Objective: Repeat what the lines below say, word for word, and skip every image.

>> START Data segment

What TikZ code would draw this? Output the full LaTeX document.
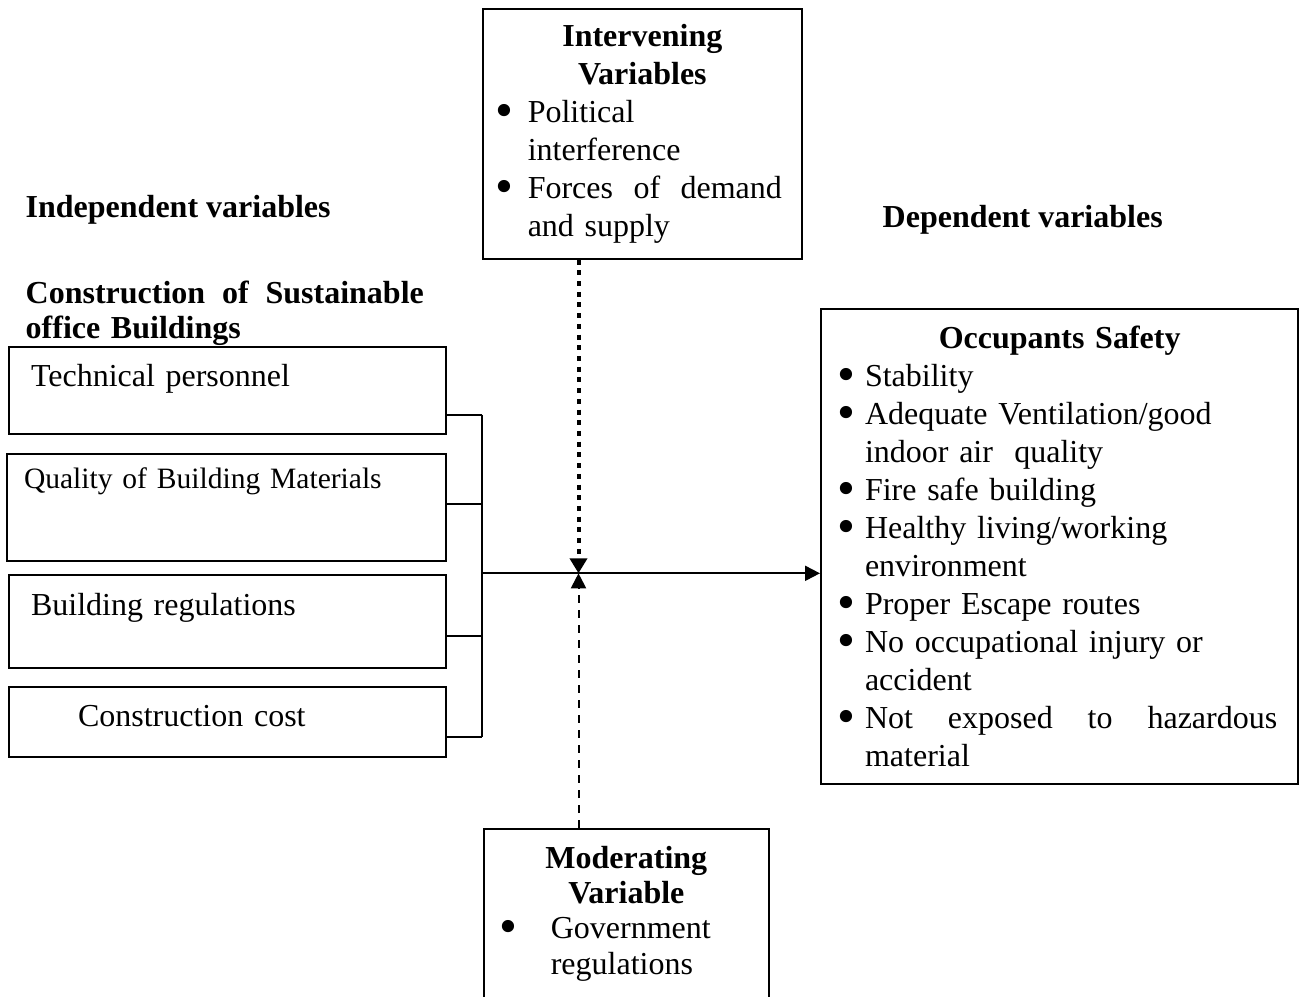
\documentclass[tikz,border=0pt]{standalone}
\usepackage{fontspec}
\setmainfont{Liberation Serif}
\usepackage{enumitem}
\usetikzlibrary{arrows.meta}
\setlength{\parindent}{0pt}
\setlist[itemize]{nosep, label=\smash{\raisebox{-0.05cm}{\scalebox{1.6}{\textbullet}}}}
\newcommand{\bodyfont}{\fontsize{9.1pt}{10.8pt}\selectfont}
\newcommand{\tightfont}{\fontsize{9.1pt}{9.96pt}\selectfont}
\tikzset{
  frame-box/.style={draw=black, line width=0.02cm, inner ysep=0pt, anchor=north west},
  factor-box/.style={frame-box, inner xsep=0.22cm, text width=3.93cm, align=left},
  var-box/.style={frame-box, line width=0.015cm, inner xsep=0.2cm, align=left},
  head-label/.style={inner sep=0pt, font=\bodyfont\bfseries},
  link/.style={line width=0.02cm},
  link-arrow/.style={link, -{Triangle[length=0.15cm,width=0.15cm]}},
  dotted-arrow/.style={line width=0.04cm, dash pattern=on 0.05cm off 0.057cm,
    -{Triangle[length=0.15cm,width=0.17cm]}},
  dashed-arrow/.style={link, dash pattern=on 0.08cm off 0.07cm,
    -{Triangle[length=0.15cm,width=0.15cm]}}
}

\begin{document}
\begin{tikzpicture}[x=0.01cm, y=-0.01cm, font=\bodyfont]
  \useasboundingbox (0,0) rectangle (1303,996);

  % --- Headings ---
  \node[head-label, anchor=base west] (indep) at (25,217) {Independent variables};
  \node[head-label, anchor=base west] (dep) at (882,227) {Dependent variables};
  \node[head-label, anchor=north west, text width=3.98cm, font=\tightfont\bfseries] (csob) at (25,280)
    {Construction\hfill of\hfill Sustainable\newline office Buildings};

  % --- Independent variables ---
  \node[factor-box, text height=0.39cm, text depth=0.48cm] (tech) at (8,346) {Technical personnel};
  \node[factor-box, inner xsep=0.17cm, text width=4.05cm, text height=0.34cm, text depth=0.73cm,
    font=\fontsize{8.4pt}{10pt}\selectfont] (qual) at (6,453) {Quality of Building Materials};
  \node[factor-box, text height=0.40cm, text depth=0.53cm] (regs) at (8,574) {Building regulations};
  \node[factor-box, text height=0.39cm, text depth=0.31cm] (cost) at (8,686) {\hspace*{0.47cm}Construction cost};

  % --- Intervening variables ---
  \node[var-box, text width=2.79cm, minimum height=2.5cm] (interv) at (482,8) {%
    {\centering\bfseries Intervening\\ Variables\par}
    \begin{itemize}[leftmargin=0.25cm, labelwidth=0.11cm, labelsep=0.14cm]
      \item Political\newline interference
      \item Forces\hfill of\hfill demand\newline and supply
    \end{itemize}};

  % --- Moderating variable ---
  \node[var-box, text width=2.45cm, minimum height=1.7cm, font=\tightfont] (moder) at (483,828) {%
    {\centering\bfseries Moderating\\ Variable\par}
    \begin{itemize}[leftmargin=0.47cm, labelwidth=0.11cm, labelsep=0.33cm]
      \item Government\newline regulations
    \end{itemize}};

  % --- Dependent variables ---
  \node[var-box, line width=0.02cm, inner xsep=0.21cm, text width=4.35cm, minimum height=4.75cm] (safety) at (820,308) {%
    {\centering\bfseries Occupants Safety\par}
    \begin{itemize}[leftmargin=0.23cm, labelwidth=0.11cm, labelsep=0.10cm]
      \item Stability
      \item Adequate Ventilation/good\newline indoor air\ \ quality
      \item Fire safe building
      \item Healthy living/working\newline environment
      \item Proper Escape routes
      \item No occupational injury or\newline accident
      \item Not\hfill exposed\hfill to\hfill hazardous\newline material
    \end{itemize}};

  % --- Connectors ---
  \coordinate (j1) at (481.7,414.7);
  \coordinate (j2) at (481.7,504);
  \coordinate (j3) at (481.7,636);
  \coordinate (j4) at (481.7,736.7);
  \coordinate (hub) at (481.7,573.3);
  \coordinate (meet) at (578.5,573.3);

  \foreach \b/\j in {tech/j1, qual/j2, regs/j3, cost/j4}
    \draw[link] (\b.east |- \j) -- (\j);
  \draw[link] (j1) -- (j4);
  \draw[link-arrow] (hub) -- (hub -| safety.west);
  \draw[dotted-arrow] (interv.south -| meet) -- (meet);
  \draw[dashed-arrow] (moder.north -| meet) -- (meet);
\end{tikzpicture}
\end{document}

>> END Data segment

Answer to the exercise:
What TikZ code would draw this? Output the full LaTeX document.
\documentclass[tikz,border=0pt]{standalone}
\usepackage{fontspec}
\setmainfont{Liberation Serif}
\usepackage{enumitem}
\usetikzlibrary{arrows.meta}
\setlength{\parindent}{0pt}
\setlist[itemize]{nosep, label=\smash{\raisebox{-0.05cm}{\scalebox{1.6}{\textbullet}}}}
\newcommand{\bodyfont}{\fontsize{9.1pt}{10.8pt}\selectfont}
\newcommand{\tightfont}{\fontsize{9.1pt}{9.96pt}\selectfont}
\tikzset{
  frame-box/.style={draw=black, line width=0.02cm, inner ysep=0pt, anchor=north west},
  factor-box/.style={frame-box, inner xsep=0.22cm, text width=3.93cm, align=left},
  var-box/.style={frame-box, line width=0.015cm, inner xsep=0.2cm, align=left},
  head-label/.style={inner sep=0pt, font=\bodyfont\bfseries},
  link/.style={line width=0.02cm},
  link-arrow/.style={link, -{Triangle[length=0.15cm,width=0.15cm]}},
  dotted-arrow/.style={line width=0.04cm, dash pattern=on 0.05cm off 0.057cm,
    -{Triangle[length=0.15cm,width=0.17cm]}},
  dashed-arrow/.style={link, dash pattern=on 0.08cm off 0.07cm,
    -{Triangle[length=0.15cm,width=0.15cm]}}
}

\begin{document}
\begin{tikzpicture}[x=0.01cm, y=-0.01cm, font=\bodyfont]
  \useasboundingbox (0,0) rectangle (1303,996);

  % --- Headings ---
  \node[head-label, anchor=base west] (indep) at (25,217) {Independent variables};
  \node[head-label, anchor=base west] (dep) at (882,227) {Dependent variables};
  \node[head-label, anchor=north west, text width=3.98cm, font=\tightfont\bfseries] (csob) at (25,280)
    {Construction\hfill of\hfill Sustainable\newline office Buildings};

  % --- Independent variables ---
  \node[factor-box, text height=0.39cm, text depth=0.48cm] (tech) at (8,346) {Technical personnel};
  \node[factor-box, inner xsep=0.17cm, text width=4.05cm, text height=0.34cm, text depth=0.73cm,
    font=\fontsize{8.4pt}{10pt}\selectfont] (qual) at (6,453) {Quality of Building Materials};
  \node[factor-box, text height=0.40cm, text depth=0.53cm] (regs) at (8,574) {Building regulations};
  \node[factor-box, text height=0.39cm, text depth=0.31cm] (cost) at (8,686) {\hspace*{0.47cm}Construction cost};

  % --- Intervening variables ---
  \node[var-box, text width=2.79cm, minimum height=2.5cm] (interv) at (482,8) {%
    {\centering\bfseries Intervening\\ Variables\par}
    \begin{itemize}[leftmargin=0.25cm, labelwidth=0.11cm, labelsep=0.14cm]
      \item Political\newline interference
      \item Forces\hfill of\hfill demand\newline and supply
    \end{itemize}};

  % --- Moderating variable ---
  \node[var-box, text width=2.45cm, minimum height=1.7cm, font=\tightfont] (moder) at (483,828) {%
    {\centering\bfseries Moderating\\ Variable\par}
    \begin{itemize}[leftmargin=0.47cm, labelwidth=0.11cm, labelsep=0.33cm]
      \item Government\newline regulations
    \end{itemize}};

  % --- Dependent variables ---
  \node[var-box, line width=0.02cm, inner xsep=0.21cm, text width=4.35cm, minimum height=4.75cm] (safety) at (820,308) {%
    {\centering\bfseries Occupants Safety\par}
    \begin{itemize}[leftmargin=0.23cm, labelwidth=0.11cm, labelsep=0.10cm]
      \item Stability
      \item Adequate Ventilation/good\newline indoor air\ \ quality
      \item Fire safe building
      \item Healthy living/working\newline environment
      \item Proper Escape routes
      \item No occupational injury or\newline accident
      \item Not\hfill exposed\hfill to\hfill hazardous\newline material
    \end{itemize}};

  % --- Connectors ---
  \coordinate (j1) at (481.7,414.7);
  \coordinate (j2) at (481.7,504);
  \coordinate (j3) at (481.7,636);
  \coordinate (j4) at (481.7,736.7);
  \coordinate (hub) at (481.7,573.3);
  \coordinate (meet) at (578.5,573.3);

  \foreach \b/\j in {tech/j1, qual/j2, regs/j3, cost/j4}
    \draw[link] (\b.east |- \j) -- (\j);
  \draw[link] (j1) -- (j4);
  \draw[link-arrow] (hub) -- (hub -| safety.west);
  \draw[dotted-arrow] (interv.south -| meet) -- (meet);
  \draw[dashed-arrow] (moder.north -| meet) -- (meet);
\end{tikzpicture}
\end{document}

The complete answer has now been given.